Break-ups are hard. Emotions are raw. Sometimes it takes a little while for the smoke to clear enough to see what, if anything, is still left standing. And The Civil Wars, in case you didn’t already know, is very much a break-up album. Not in the usual sense, because this isn’t a one-sided account of a relationship gone bad. This is the documentation, told from the inside, of a band falling a part, a songwriting duo who once had so much onstage chemistry they spent most of their time denying they were a couple now so far apart they are not even on speaking terms.
It’s difficult to pin down exactly what stage of the process this album documents. Joy Williams says if you want to know what happened to the band, listen to the album – it’s all on here, she says. Other accounts suggest this only catches the beginning, that it only exists because most of it was recorded before such time as their relationship deteriorated to the point they can no longer stand the sight of each other.
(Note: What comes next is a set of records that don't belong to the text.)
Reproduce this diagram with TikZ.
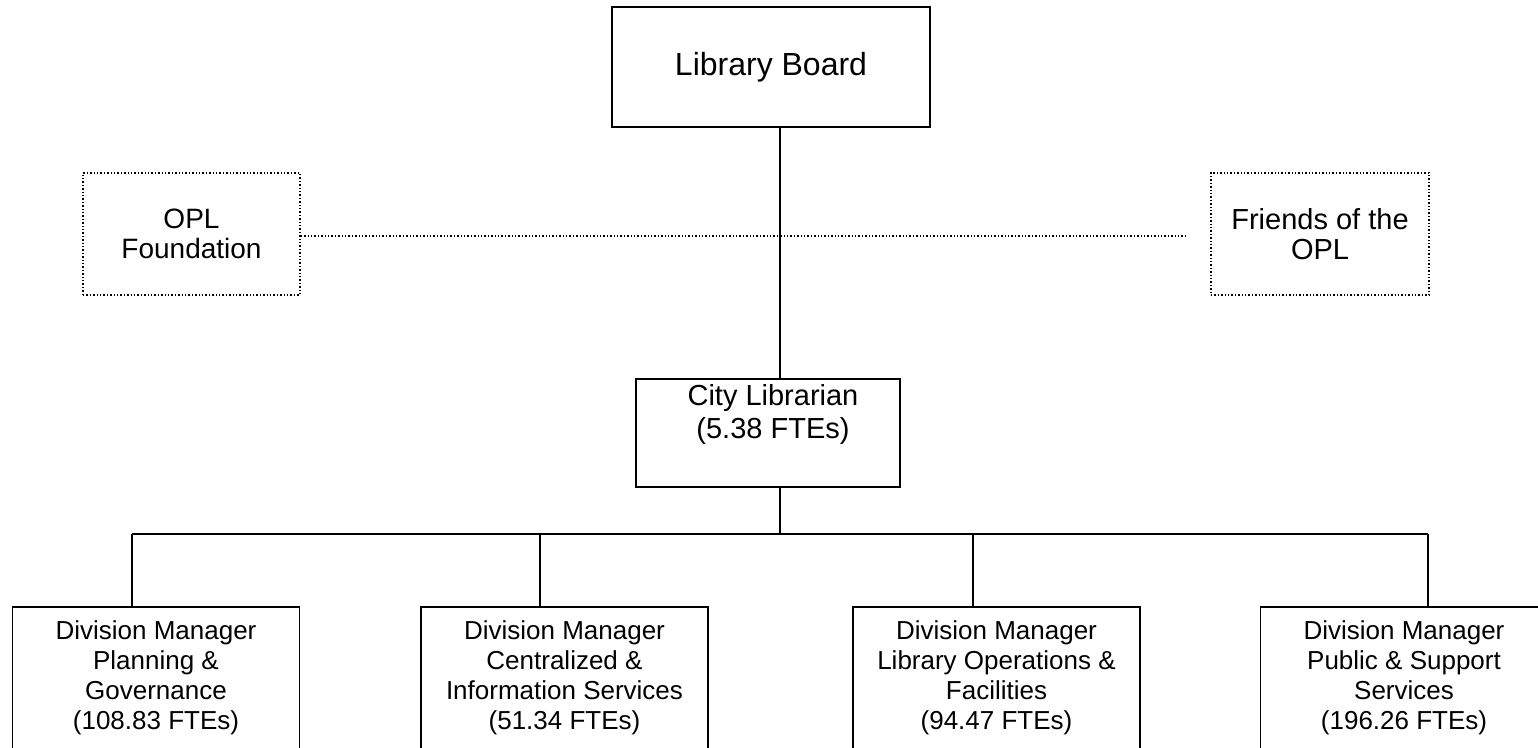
\documentclass[tikz,border=0pt]{standalone}
\usepackage{fontspec}
\setmainfont{Liberation Sans}
\usepackage{tikz}
\usetikzlibrary{calc}

\tikzset{
	unitbox/.style={draw, line width=1.6pt, align=center, inner sep=0pt},
	linkbox/.style={draw, line width=1.4pt, dotted, align=center, inner sep=0pt},
	divbox/.style={unitbox, anchor=north, minimum width=287pt, minimum height=142pt,
		font=\fontsize{26}{30}\selectfont},
	wire/.style={line width=1.3pt}
}

\begin{document}
\begin{tikzpicture}[x=1pt, y=-1pt]
		\clip (0,0) rectangle (1538,747);
		\useasboundingbox (0,0) rectangle (1538,747);

		% top of the chart
		\node[unitbox, minimum width=318pt, minimum height=120pt,
			font=\fontsize{32}{36}\selectfont] (board) at (771,67) {Library Board};
		\node[linkbox, minimum width=217pt, minimum height=122pt,
			font=\fontsize{28}{30}\selectfont] (opl) at (191.5,234) {OPL\\Foundation};
		\node[linkbox, minimum width=218pt, minimum height=122pt,
			font=\fontsize{29}{30}\selectfont] (friends) at (1320,234) {Friends of the\\OPL};

		\node[unitbox, anchor=north, minimum width=264pt, minimum height=108pt] (city) at (768,378) {};
		\node[anchor=north, align=center, font=\fontsize{29}{33}\selectfont] (citytext)
			at ([xshift=5pt, yshift=-3pt]city.north) {City Librarian\\(5.38 FTEs)};

		% divisions
		\node[divbox] (plan) at (156,606) {Division Manager\\Planning \&\\Governance\\(108.83 FTEs)};
		\node[divbox] (central) at (564.5,606) {Division Manager\\Centralized \&\\Information Services\\(51.34 FTEs)};
		\node[divbox] (ops) at (996.5,606) {Division Manager\\Library Operations \&\\Facilities\\(94.47 FTEs)};
		\node[divbox] (public) at (1404,606) {Division Manager\\Public \& Support\\Services\\(196.26 FTEs)};

		% connectors
		\draw[wire] (board.south -| 780,0) -- (city.north -| 780,0);
		\draw[line width=1.4pt, dotted] (opl.east |- 0,236) -- ([xshift=-24pt]friends.west |- 0,236);

		\coordinate (bus) at (780,534);
		\coordinate (d1) at (132,534);
		\coordinate (d2) at (540,534);
		\coordinate (d3) at (973,534);
		\coordinate (d4) at (1428,534);
		\draw[wire] (city.south -| bus) -- (bus);
		\draw[wire] (d1) -- (d4);
		\foreach \d/\b in {d1/plan, d2/central, d3/ops, d4/public}
			\draw[wire] (\d) -- (\d |- \b.north);
	\end{tikzpicture}
\end{document}
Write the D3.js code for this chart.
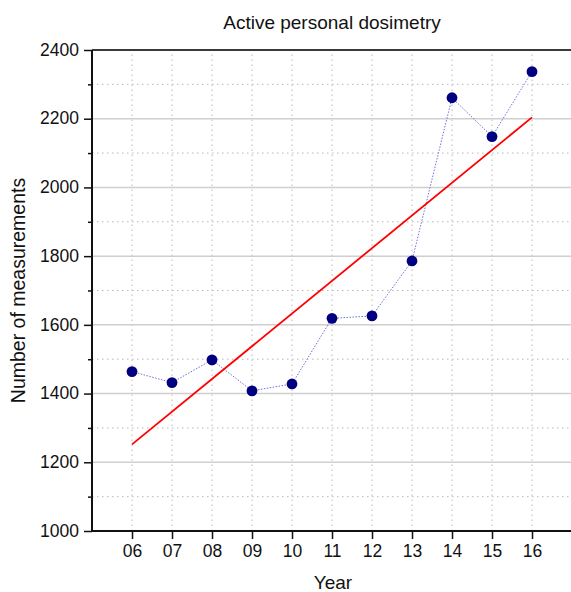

Whatever the truth, this is an album with an unavoidable backstory, impossible to listen to without imagining what is going on in the room as it is being written, rehearsed and recorded. The anger pours out through songs with a vastly different tone from their breakthrough debut. John Paul White, so far silent as far as interviews go, has spoken through an electric guitar, his frustrations poured out in explosions of distortion as he discards the oft-playful acoustic sound of Barton Hollow in favour of something louder and more aggressive. Topics of love lost and cheating hearts may be standard country fare, but when they yell “Oh I wish I’d never ever seen your face” in perfect harmony on opener ‘The One That Got Away’ the context once again overrides the reaction it creates.
The listener shares in the sense of loss. The Civil Wars charmed the world when they first appeared – a pair accidentally thrown together in Nashville with such chemistry it seemed they could finish each other’s sentences. But in many ways that only added to their internal tension – two artists married to other people who put on a show every night until it all began to overwhelm them. Listening to this record now, still littered with beautiful harmonies and blessed by whatever magic is awakened when these individuals combine, you can only mourn the fact it will almost certainly be their last.